** Start **
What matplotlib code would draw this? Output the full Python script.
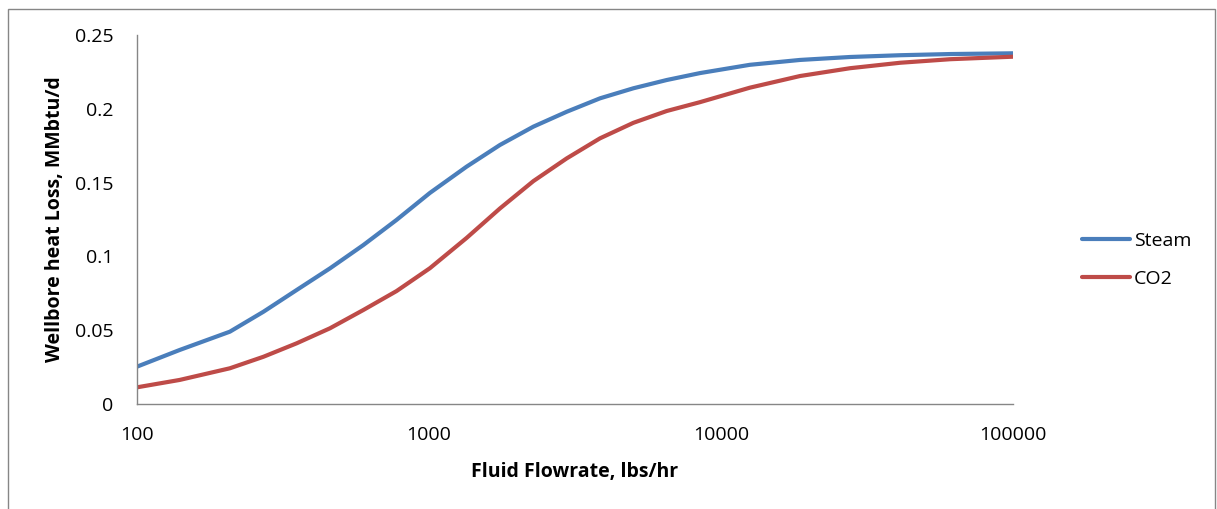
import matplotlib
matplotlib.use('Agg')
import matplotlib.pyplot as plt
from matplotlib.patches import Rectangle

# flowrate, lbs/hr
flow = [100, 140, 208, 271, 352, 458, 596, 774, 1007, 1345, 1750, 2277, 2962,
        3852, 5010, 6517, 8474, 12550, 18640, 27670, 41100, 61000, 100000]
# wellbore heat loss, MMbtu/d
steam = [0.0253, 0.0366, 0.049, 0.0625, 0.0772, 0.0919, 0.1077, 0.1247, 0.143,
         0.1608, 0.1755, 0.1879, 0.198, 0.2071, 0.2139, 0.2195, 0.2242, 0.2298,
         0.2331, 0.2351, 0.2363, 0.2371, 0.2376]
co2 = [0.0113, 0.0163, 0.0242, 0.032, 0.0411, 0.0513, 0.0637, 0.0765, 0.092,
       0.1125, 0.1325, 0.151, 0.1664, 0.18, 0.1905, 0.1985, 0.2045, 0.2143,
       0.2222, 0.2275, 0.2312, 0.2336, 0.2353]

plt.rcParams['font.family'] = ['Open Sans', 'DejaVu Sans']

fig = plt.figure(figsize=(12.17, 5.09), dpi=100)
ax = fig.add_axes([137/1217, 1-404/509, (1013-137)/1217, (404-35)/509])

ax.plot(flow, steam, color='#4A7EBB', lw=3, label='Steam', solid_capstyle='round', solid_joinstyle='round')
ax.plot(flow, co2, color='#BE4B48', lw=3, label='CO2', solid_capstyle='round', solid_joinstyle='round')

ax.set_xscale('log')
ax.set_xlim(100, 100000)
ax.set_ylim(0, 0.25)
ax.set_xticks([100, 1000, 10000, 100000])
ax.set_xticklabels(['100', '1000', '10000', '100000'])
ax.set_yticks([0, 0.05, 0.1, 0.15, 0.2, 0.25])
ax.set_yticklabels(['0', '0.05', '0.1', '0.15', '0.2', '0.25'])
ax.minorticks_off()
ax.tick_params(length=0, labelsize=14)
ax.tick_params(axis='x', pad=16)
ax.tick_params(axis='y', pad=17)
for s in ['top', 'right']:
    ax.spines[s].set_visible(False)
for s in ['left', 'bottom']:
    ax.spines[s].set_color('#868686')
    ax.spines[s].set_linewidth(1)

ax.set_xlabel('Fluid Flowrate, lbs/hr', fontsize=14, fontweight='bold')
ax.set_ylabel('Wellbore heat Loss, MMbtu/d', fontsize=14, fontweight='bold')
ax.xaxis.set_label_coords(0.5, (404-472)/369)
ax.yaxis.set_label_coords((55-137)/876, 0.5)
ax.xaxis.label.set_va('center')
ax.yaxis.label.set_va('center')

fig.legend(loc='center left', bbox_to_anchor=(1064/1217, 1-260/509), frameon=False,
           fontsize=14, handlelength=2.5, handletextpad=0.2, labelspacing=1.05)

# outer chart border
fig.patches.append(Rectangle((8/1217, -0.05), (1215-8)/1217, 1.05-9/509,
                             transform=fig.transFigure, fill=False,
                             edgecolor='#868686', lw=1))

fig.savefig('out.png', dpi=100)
** End **
- **Description of the task**: Copy exactly the lines running from the beginning of the listing through the line that has "from matplotlib.patches import Rectangle". Drop the pictures.

- **Exercise result**:
What matplotlib code would draw this? Output the full Python script.
import matplotlib
matplotlib.use('Agg')
import matplotlib.pyplot as plt
from matplotlib.patches import Rectangle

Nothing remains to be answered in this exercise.